On Sunday, April 26, 2020 at 1:46:59 PM UTC-6, Brent wrote:



    On 4/26/2020 9:24 AM, Alan Grayson wrote:


    On Sunday, April 26, 2020 at 9:48:45 AM UTC-6, John Clark wrote:

        On Sat, Apr 25, 2020 at 12:49 PM Alan Grayson
        <[email protected]> wrote:

            /> How does QM tell us that conservation of energy can be
            violated for brief durations? If you apply the
            time-energy form of the UP for your proof, please state
            the context of your proof, that is, exactly what do E and
            t stand for./


        The shorter the time (t) a system is under observation the
        larger the amount of energy (E) could pop into existence from
        nothing without direct detection, enough energy to create
        virtual particles. And you can calculate how large the
        indirect effects these virtual particles would have on the
        system.


    As I understand the UP, it's a statistical statement about an
    ensemble of observations, say for position and momentum of
    identical particles. It says nothing about the result of events,
    say for the position and momentum of a single particle or event.
    Doing some arithmetic to get the time-energy form of the UP does
    not change this reality.

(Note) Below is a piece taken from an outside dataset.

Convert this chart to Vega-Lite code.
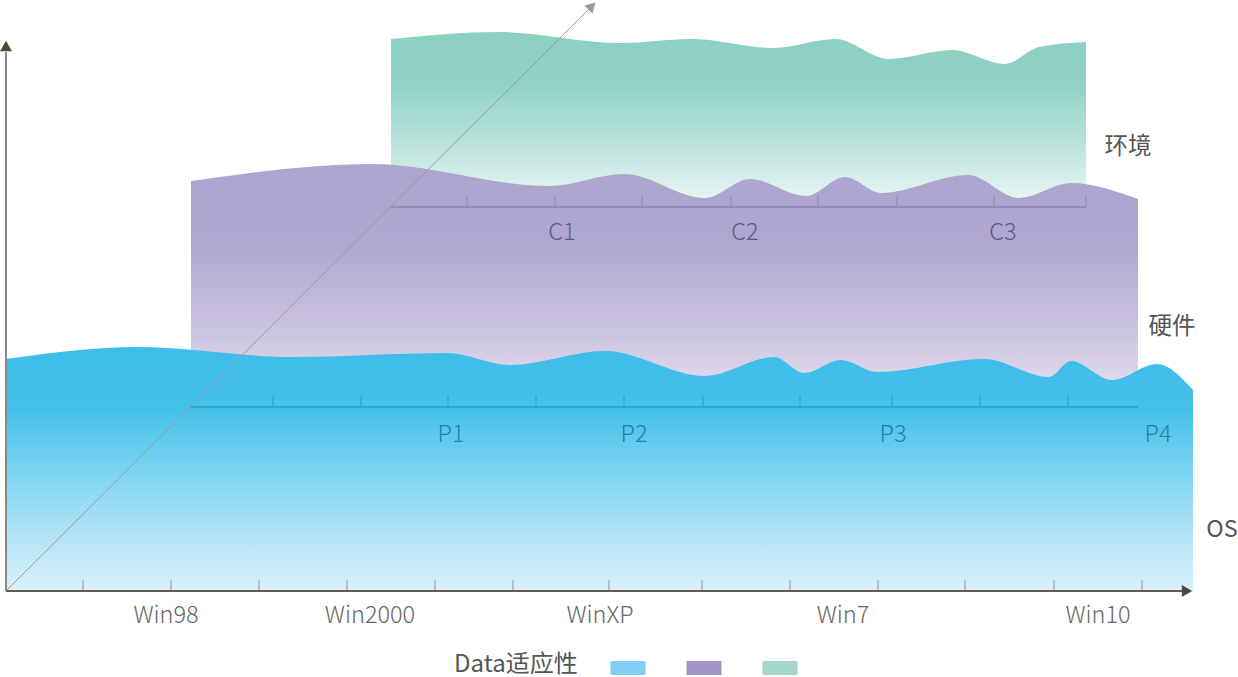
{
  "$schema": "https://vega.github.io/schema/vega-lite/v6.json",
  "width": 1238,
  "height": 677,
  "autosize": {"type": "none"},
  "padding": 0,
  "config": {"view": {"stroke": null}, "font": "Noto Sans CJK SC"},
  "datasets": {
    "os": [
      {"x": 0, "y": 232}, {"x": 132, "y": 244}, {"x": 286, "y": 234}, {"x": 441, "y": 238},
      {"x": 504, "y": 226}, {"x": 599, "y": 240}, {"x": 699, "y": 215}, {"x": 768, "y": 234},
      {"x": 798, "y": 218}, {"x": 835, "y": 231}, {"x": 871, "y": 219}, {"x": 978, "y": 232},
      {"x": 1043, "y": 214}, {"x": 1065, "y": 230}, {"x": 1106, "y": 211}, {"x": 1151, "y": 227},
      {"x": 1187, "y": 201}
    ],
    "hw": [
      {"x": 185, "y": 410}, {"x": 366, "y": 427}, {"x": 543, "y": 405}, {"x": 618, "y": 417},
      {"x": 699, "y": 393}, {"x": 744, "y": 412}, {"x": 800, "y": 395}, {"x": 839, "y": 414},
      {"x": 875, "y": 398}, {"x": 962, "y": 416}, {"x": 1013, "y": 393}, {"x": 1065, "y": 408},
      {"x": 1132, "y": 392}
    ],
    "env": [
      {"x": 385, "y": 552}, {"x": 492, "y": 559}, {"x": 614, "y": 548}, {"x": 685, "y": 552},
      {"x": 768, "y": 543}, {"x": 829, "y": 552}, {"x": 883, "y": 532}, {"x": 946, "y": 541},
      {"x": 999, "y": 527}, {"x": 1033, "y": 544}, {"x": 1080, "y": 549}
    ],
    "axes": [
      {"plane": "OS", "x": 0, "x2": 1177, "y": 0},
      {"plane": "硬件", "x": 185, "x2": 1132, "y": 184},
      {"plane": "环境", "x": 385, "x2": 1080, "y": 384}
    ],
    "ticks": [
      {"plane": "OS", "x": 77, "y": 0}, {"plane": "OS", "x": 165, "y": 0}, {"plane": "OS", "x": 253, "y": 0},
      {"plane": "OS", "x": 341, "y": 0}, {"plane": "OS", "x": 429, "y": 0}, {"plane": "OS", "x": 507, "y": 0},
      {"plane": "OS", "x": 603, "y": 0}, {"plane": "OS", "x": 696, "y": 0}, {"plane": "OS", "x": 784, "y": 0},
      {"plane": "OS", "x": 872, "y": 0}, {"plane": "OS", "x": 959, "y": 0}, {"plane": "OS", "x": 1048, "y": 0},
      {"plane": "OS", "x": 1136, "y": 0},
      {"plane": "硬件", "x": 267, "y": 184}, {"plane": "硬件", "x": 355, "y": 184}, {"plane": "硬件", "x": 442, "y": 184},
      {"plane": "硬件", "x": 530, "y": 184}, {"plane": "硬件", "x": 618, "y": 184}, {"plane": "硬件", "x": 697, "y": 184},
      {"plane": "硬件", "x": 794, "y": 184}, {"plane": "硬件", "x": 886, "y": 184}, {"plane": "硬件", "x": 974, "y": 184},
      {"plane": "硬件", "x": 1062, "y": 184},
      {"plane": "环境", "x": 461, "y": 384}, {"plane": "环境", "x": 549, "y": 384}, {"plane": "环境", "x": 636, "y": 384},
      {"plane": "环境", "x": 725, "y": 384}, {"plane": "环境", "x": 812, "y": 384}, {"plane": "环境", "x": 891, "y": 384},
      {"plane": "环境", "x": 988, "y": 384}, {"plane": "环境", "x": 1080, "y": 384}
    ],
    "labels": [
      {"kind": "OS", "text": "Win98", "x": 160, "y": -25},
      {"kind": "OS", "text": "Win2000", "x": 364, "y": -25},
      {"kind": "OS", "text": "WinXP", "x": 594, "y": -25},
      {"kind": "OS", "text": "Win7", "x": 837, "y": -25},
      {"kind": "OS", "text": "Win10", "x": 1092, "y": -25},
      {"kind": "硬件", "text": "P1", "x": 445, "y": 156},
      {"kind": "硬件", "text": "P2", "x": 628, "y": 156},
      {"kind": "硬件", "text": "P3", "x": 887, "y": 156},
      {"kind": "硬件", "text": "P4", "x": 1152, "y": 156},
      {"kind": "环境", "text": "C1", "x": 556, "y": 358},
      {"kind": "环境", "text": "C2", "x": 739, "y": 358},
      {"kind": "环境", "text": "C3", "x": 997, "y": 358},
      {"kind": "plane", "text": "环境", "x": 1122, "y": 444},
      {"kind": "plane", "text": "硬件", "x": 1166, "y": 264},
      {"kind": "plane", "text": "OS", "x": 1216, "y": 61}
    ],
    "series": [{"s": "OS"}, {"s": "硬件"}, {"s": "环境"}]
  },
  "layer": [
    {
      "data": {"name": "env"},
      "mark": {"type": "area", "interpolate": "monotone",
        "fill": {"gradient": "linear", "x1": 0, "y1": 0, "x2": 0, "y2": 1,
          "stops": [{"offset": 0, "color": "#8BD0C3"}, {"offset": 0.3, "color": "#8FD2C5"}, {"offset": 0.6, "color": "#B5E1D9"}, {"offset": 0.85, "color": "#D8EFEA"}, {"offset": 1, "color": "#EDF8F5"}]}},
      "encoding": {
        "x": {"field": "x", "type": "quantitative", "scale": {"domain": [-6, 1232], "nice": false, "zero": false}, "axis": null},
        "y": {"field": "y", "type": "quantitative", "scale": {"domain": [-86, 591], "nice": false, "zero": false}, "axis": null},
        "y2": {"datum": 384}
      }
    },
    {
      "data": {"name": "hw"},
      "mark": {"type": "area", "interpolate": "monotone",
        "fill": {"gradient": "linear", "x1": 0, "y1": 0, "x2": 0, "y2": 1,
          "stops": [{"offset": 0, "color": "#ADA4CF"}, {"offset": 0.35, "color": "#B1A8D1"}, {"offset": 0.7, "color": "#CCC5E0"}, {"offset": 1, "color": "#E8E4F1"}]}},
      "encoding": {
        "x": {"field": "x", "type": "quantitative"},
        "y": {"field": "y", "type": "quantitative"},
        "y2": {"datum": 184}
      }
    },
    {
      "data": {"name": "axes"},
      "transform": [{"filter": "datum.plane === '环境'"}],
      "mark": {"type": "rule", "color": "#8D83B4", "strokeWidth": 1.5},
      "encoding": {"x": {"field": "x", "type": "quantitative"}, "x2": {"field": "x2"}, "y": {"field": "y", "type": "quantitative"}}
    },
    {
      "data": {"name": "ticks"},
      "transform": [{"filter": "datum.plane === '环境'"}],
      "mark": {"type": "tick", "orient": "vertical", "size": 11, "thickness": 1, "yOffset": -5.5, "color": "#8D83B4", "opacity": 1},
      "encoding": {"x": {"field": "x", "type": "quantitative"}, "y": {"field": "y", "type": "quantitative"}}
    },
    {
      "data": {"name": "os"},
      "mark": {"type": "area", "interpolate": "monotone",
        "fill": {"gradient": "linear", "x1": 0, "y1": 0, "x2": 0, "y2": 1,
          "stops": [{"offset": 0, "color": "#3DBDE9"}, {"offset": 0.25, "color": "#45C1EA"}, {"offset": 0.5, "color": "#78D3F1"}, {"offset": 0.75, "color": "#AEE3F6"}, {"offset": 1, "color": "#DAF0FA"}]}},
      "encoding": {
        "x": {"field": "x", "type": "quantitative"},
        "y": {"field": "y", "type": "quantitative"},
        "y2": {"datum": 0}
      }
    },
    {
      "data": {"name": "axes"},
      "transform": [{"filter": "datum.plane === '硬件'"}],
      "mark": {"type": "rule", "color": "#2A9ACD", "strokeWidth": 1.5},
      "encoding": {"x": {"field": "x", "type": "quantitative"}, "x2": {"field": "x2"}, "y": {"field": "y", "type": "quantitative"}}
    },
    {
      "data": {"name": "ticks"},
      "transform": [{"filter": "datum.plane === '硬件'"}],
      "mark": {"type": "tick", "orient": "vertical", "size": 11, "thickness": 1, "yOffset": -5.5, "color": "#2A9ACD", "opacity": 1},
      "encoding": {"x": {"field": "x", "type": "quantitative"}, "y": {"field": "y", "type": "quantitative"}}
    },
    {
      "data": {"name": "ticks"},
      "transform": [{"filter": "datum.plane === 'OS'"}],
      "mark": {"type": "tick", "orient": "vertical", "size": 11, "thickness": 1, "yOffset": -5.5, "color": "#8E9696", "opacity": 1},
      "encoding": {"x": {"field": "x", "type": "quantitative"}, "y": {"field": "y", "type": "quantitative"}}
    },
    {
      "data": {"name": "axes"},
      "transform": [{"filter": "datum.plane === 'OS'"}],
      "mark": {"type": "rule", "color": "#5C5C50", "strokeWidth": 2},
      "encoding": {"x": {"field": "x", "type": "quantitative"}, "x2": {"field": "x2"}, "y": {"field": "y", "type": "quantitative"}}
    },
    {
      "data": {"values": [{"x": 0, "y": 0, "y2": 539}]},
      "mark": {"type": "rule", "color": "#8A8A7E", "strokeWidth": 2},
      "encoding": {"x": {"field": "x", "type": "quantitative"}, "y": {"field": "y", "type": "quantitative"}, "y2": {"field": "y2"}}
    },
    {
      "data": {"values": [{"x": 0, "y": 0, "x2": 585, "y2": 584}]},
      "mark": {"type": "rule", "color": "#9A9A9A", "strokeWidth": 1},
      "encoding": {"x": {"field": "x", "type": "quantitative"}, "y": {"field": "y", "type": "quantitative"}, "x2": {"field": "x2"}, "y2": {"field": "y2"}}
    },
    {
      "data": {"values": [{"x": 0, "y": 545}]},
      "mark": {"type": "point", "shape": "triangle-up", "filled": true, "size": 144, "color": "#4B4B3B", "opacity": 1},
      "encoding": {"x": {"field": "x", "type": "quantitative"}, "y": {"field": "y", "type": "quantitative"}}
    },
    {
      "data": {"values": [{"x": 1181, "y": 0}]},
      "mark": {"type": "point", "shape": "triangle-right", "filled": true, "size": 144, "color": "#4B4B3B", "opacity": 1},
      "encoding": {"x": {"field": "x", "type": "quantitative"}, "y": {"field": "y", "type": "quantitative"}}
    },
    {
      "data": {"values": [{"x": 586, "y": 585}]},
      "mark": {"type": "point", "shape": "triangle-up", "filled": true, "size": 130, "angle": 45, "color": "#9A9A9A", "opacity": 1},
      "encoding": {"x": {"field": "x", "type": "quantitative"}, "y": {"field": "y", "type": "quantitative"}}
    },
    {
      "data": {"name": "labels"},
      "transform": [{"filter": "datum.kind === 'OS'"}],
      "mark": {"type": "text", "fontSize": 23.5, "fontWeight": 300, "color": "#666666", "align": "center", "baseline": "middle"},
      "encoding": {"x": {"field": "x", "type": "quantitative"}, "y": {"field": "y", "type": "quantitative"}, "text": {"field": "text"}}
    },
    {
      "data": {"name": "labels"},
      "transform": [{"filter": "datum.kind === '硬件'"}],
      "mark": {"type": "text", "fontSize": 23.5, "fontWeight": 300, "color": "#2080AE", "align": "center", "baseline": "middle"},
      "encoding": {"x": {"field": "x", "type": "quantitative"}, "y": {"field": "y", "type": "quantitative"}, "text": {"field": "text"}}
    },
    {
      "data": {"name": "labels"},
      "transform": [{"filter": "datum.kind === '环境'"}],
      "mark": {"type": "text", "fontSize": 23.5, "fontWeight": 300, "color": "#5F5984", "align": "center", "baseline": "middle"},
      "encoding": {"x": {"field": "x", "type": "quantitative"}, "y": {"field": "y", "type": "quantitative"}, "text": {"field": "text"}}
    },
    {
      "data": {"name": "labels"},
      "transform": [{"filter": "datum.kind === 'plane'"}],
      "mark": {"type": "text", "fontSize": 23.5, "color": "#555555", "align": "center", "baseline": "middle"},
      "encoding": {"x": {"field": "x", "type": "quantitative"}, "y": {"field": "y", "type": "quantitative"}, "text": {"field": "text"}}
    },
    {
      "data": {"name": "series"},
      "mark": {"type": "point", "filled": true, "opacity": 0, "size": 0},
      "encoding": {
        "x": {"datum": 0, "type": "quantitative"},
        "y": {"datum": 0, "type": "quantitative"},
        "color": {"field": "s", "type": "nominal",
          "scale": {"domain": ["OS", "硬件", "环境"], "range": ["#82CDF3", "#A396C7", "#A4D7C9"]},
          "legend": {"title": "Data适应性", "orient": "none", "legendX": 454, "legendY": 654,
            "direction": "horizontal", "titleOrient": "left", "titleFontSize": 24, "titleFontWeight": 400,
            "titleColor": "#555555", "titleFont": "Noto Sans CJK SC", "titlePadding": 36, "titleBaseline": "middle",
            "labelExpr": "''", "labelOffset": 0, "symbolType": "M-1.25,-0.5H1.25V0.5H-1.25Z", "symbolSize": 784,
            "symbolOpacity": 1, "symbolStrokeWidth": 0, "columnPadding": 40}
        }
      }
    }
  ]
}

As a result, your description of what
    happens to a single particle, virtual or not, is not
    intelligible. Please try again. AG

    The UP doesn't apply to virtual particles because it refers to the
    result of conjugate measurement (projection) operators.  You can't
    measure virtual particles.

    Brent


In its usual form, does the UP allow us to measure position and momentum *simultaneously*, or must we measure each variable independently (for an ensemble of identical particles, of course)? What is proper interpretation of the time/energy form of the principle in statistical terms? TIA, AG

You can measure them simultaneously; but when you repeat the pair of measurements on many identically prepared particles you find that there is a scatter in the position  and a scatter in the momentum such that the HUP is satisfied.